The narrator’s singular aloneness in this final scene is superficially concerned with what she is eating. No longer needing to compete with her son over who gets the best part of the chicken, she has the breast all to herself without having to share it. There is significant irony here. As Angelou has so often resorted to humor when faced with a disturbing problem, in the conclusion of the fourth volume she offers the reader the half-serious picture of a greedy mother getting what she has always wanted. Her keeping the breast represents both the nurturing aspect of the mother as well as a weaning herself from Guy’s demands. Life for Angelou, whether she wants it to or not, is about to offer a new freedom, a new character, a new “myself.” No longer the mother saved from drugs at the close of Gather Together or the mother prone to making false promises in Singin’ and Swingin’, the character at the end of The Heart of a Woman is, as the title states, a woman:
I closed the door and held my breath. Waiting for the wave of emotion to surge over me, knock me down, take my breath away. Nothing happened. I didn't feel bereft or desolate. I didn't feel lonely or abandoned. I sat down, still waiting. The first thought that came to me, perfectly formed and promising, was “At last, I'll be able to eat the whole breast of a roast chicken by myself.”(878-879)

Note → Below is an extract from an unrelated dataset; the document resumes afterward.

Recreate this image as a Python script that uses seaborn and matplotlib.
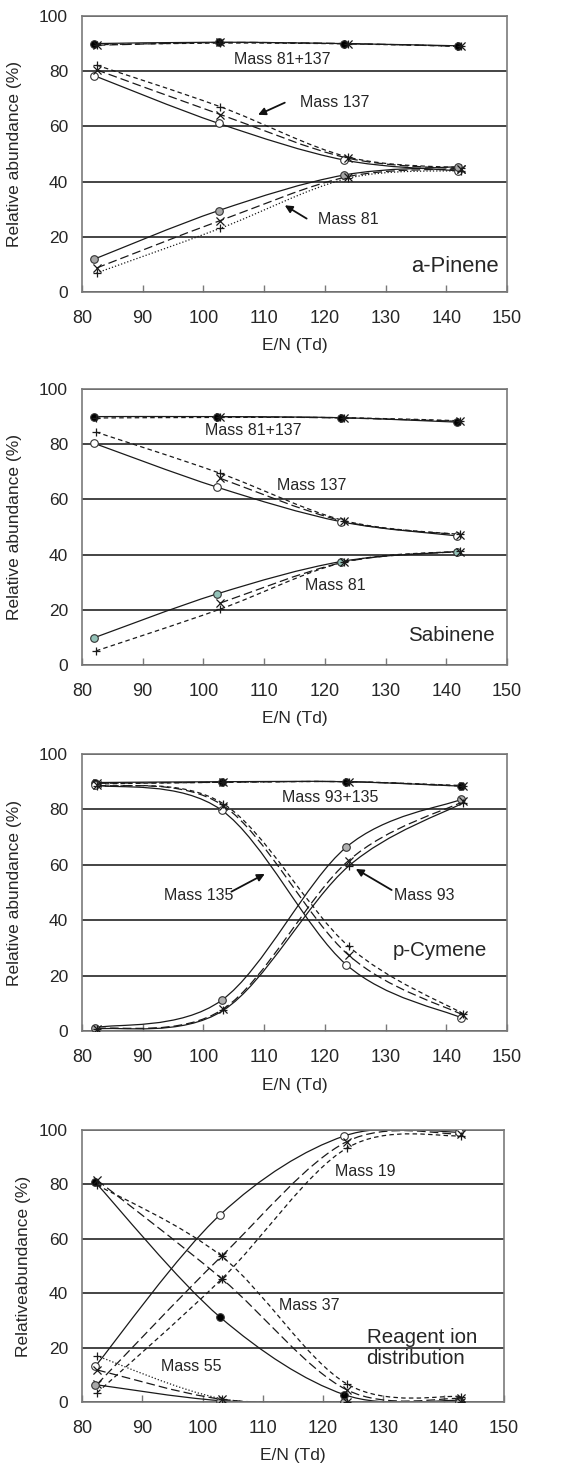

Life for Angelou, whether she wants it not, is about to offer a new freedom, a new character, a new ‘myself’. She is no longer the mother saved from drugs at the close of Gather Together or the mother prone to make false promises in Singin’ and Swingin’, the character at the end of The Heart of a Woman is as the title states a ‘Woman.’ Defined as neither mother nor wife, Maya Angelou is at this moment simply herself. Despite Guy's absence or perhaps because of it, she recognizes an emerging new Self, a woman liberated in heart. The autobiographical narrative was an escape to freedom; very often the physical journey was able to provide a concrete image of selfhood which became a model for later African American writers. All marginalized people have to carve out, invent and imagine new expressive forms - forms that evolve from their particular experiences, historical struggles and victories as they negotiate their place in this world.